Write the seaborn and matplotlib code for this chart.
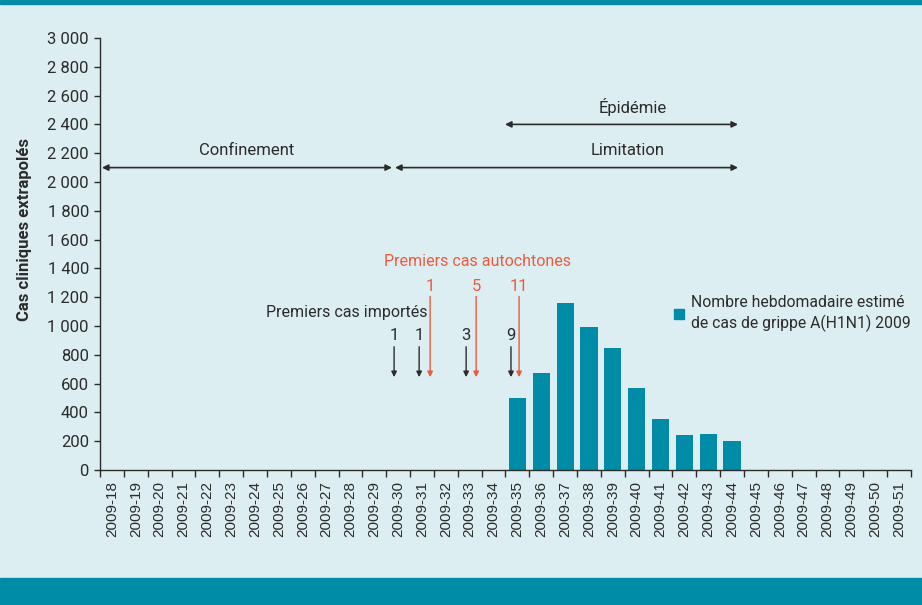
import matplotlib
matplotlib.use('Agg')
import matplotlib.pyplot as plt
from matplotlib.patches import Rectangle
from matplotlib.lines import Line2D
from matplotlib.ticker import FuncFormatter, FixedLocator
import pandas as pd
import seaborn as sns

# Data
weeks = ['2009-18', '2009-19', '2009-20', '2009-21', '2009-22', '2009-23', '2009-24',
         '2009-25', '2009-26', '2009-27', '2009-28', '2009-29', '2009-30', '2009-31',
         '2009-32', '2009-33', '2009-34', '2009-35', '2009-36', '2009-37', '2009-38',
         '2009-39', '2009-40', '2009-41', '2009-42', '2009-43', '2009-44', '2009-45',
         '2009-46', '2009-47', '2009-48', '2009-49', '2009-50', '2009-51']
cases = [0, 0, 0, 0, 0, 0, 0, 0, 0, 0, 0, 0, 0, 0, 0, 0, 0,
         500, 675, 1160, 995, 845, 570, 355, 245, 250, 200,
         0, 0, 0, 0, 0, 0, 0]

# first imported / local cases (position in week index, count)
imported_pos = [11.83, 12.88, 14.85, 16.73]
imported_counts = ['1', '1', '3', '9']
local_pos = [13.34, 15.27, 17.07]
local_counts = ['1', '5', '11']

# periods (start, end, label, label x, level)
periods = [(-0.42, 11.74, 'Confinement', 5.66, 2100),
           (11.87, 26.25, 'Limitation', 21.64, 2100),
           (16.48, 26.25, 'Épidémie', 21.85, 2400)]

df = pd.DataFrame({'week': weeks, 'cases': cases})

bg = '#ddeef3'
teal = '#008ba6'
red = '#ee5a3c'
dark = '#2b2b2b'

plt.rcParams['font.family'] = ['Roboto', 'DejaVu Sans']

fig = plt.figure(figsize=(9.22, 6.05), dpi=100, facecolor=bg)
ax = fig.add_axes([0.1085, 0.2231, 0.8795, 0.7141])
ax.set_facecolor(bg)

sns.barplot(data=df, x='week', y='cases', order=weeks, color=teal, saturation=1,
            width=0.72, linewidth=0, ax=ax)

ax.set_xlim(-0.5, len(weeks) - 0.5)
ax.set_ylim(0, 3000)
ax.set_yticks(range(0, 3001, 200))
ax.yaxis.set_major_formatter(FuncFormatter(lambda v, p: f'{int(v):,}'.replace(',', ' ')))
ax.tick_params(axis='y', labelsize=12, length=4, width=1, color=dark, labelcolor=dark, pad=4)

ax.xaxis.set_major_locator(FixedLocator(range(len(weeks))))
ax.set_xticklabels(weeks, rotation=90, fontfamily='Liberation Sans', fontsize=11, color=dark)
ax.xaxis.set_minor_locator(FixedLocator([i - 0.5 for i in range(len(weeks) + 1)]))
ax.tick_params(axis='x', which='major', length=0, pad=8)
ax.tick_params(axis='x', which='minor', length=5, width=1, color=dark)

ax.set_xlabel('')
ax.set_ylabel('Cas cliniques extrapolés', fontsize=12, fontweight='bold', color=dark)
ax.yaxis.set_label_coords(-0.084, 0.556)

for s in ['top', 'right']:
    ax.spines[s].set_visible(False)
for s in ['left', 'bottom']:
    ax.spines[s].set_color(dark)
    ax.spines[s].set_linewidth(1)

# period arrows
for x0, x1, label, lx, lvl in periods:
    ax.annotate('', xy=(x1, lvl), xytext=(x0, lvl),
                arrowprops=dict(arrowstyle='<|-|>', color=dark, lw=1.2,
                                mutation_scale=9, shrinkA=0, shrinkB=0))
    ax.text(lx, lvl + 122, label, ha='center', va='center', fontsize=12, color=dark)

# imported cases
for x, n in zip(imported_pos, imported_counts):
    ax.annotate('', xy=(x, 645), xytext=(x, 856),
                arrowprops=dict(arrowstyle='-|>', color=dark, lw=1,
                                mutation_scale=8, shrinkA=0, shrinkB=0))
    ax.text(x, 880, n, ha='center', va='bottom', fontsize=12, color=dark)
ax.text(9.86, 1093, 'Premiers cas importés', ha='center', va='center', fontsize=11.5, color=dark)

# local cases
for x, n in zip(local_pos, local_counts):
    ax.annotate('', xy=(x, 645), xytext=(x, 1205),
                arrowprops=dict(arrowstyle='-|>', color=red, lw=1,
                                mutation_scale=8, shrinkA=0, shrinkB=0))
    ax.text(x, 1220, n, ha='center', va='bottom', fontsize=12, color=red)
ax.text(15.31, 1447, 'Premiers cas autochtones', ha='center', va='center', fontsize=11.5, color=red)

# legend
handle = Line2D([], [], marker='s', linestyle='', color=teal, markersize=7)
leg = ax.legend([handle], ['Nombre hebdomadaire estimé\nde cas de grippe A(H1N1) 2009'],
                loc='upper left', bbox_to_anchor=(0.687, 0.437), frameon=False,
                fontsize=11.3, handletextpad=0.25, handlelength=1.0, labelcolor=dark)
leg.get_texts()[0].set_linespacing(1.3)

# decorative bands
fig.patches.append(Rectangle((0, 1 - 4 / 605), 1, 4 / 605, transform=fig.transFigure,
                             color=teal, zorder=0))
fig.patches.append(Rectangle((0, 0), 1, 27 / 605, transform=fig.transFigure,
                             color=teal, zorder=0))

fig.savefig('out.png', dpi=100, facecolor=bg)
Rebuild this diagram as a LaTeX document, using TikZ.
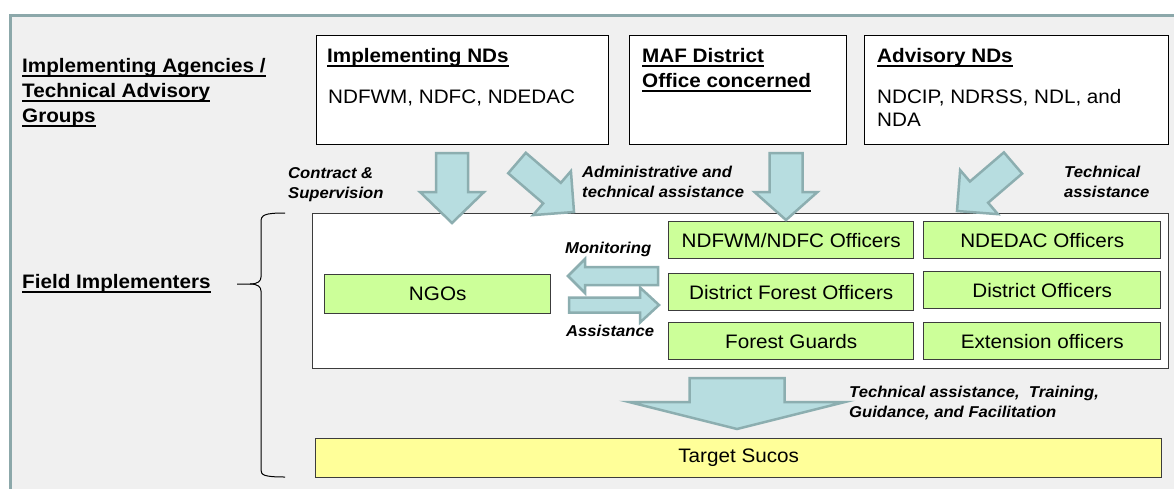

....................

• **Stated problem**
Please reproduce, word for word, every line from the first line of the records above through the line containing "import seaborn as sns", and leave out the pictures.

• **Full answer**
Write the seaborn and matplotlib code for this chart.
import matplotlib
matplotlib.use('Agg')
import matplotlib.pyplot as plt
from matplotlib.patches import Rectangle
from matplotlib.lines import Line2D
from matplotlib.ticker import FuncFormatter, FixedLocator
import pandas as pd
import seaborn as sns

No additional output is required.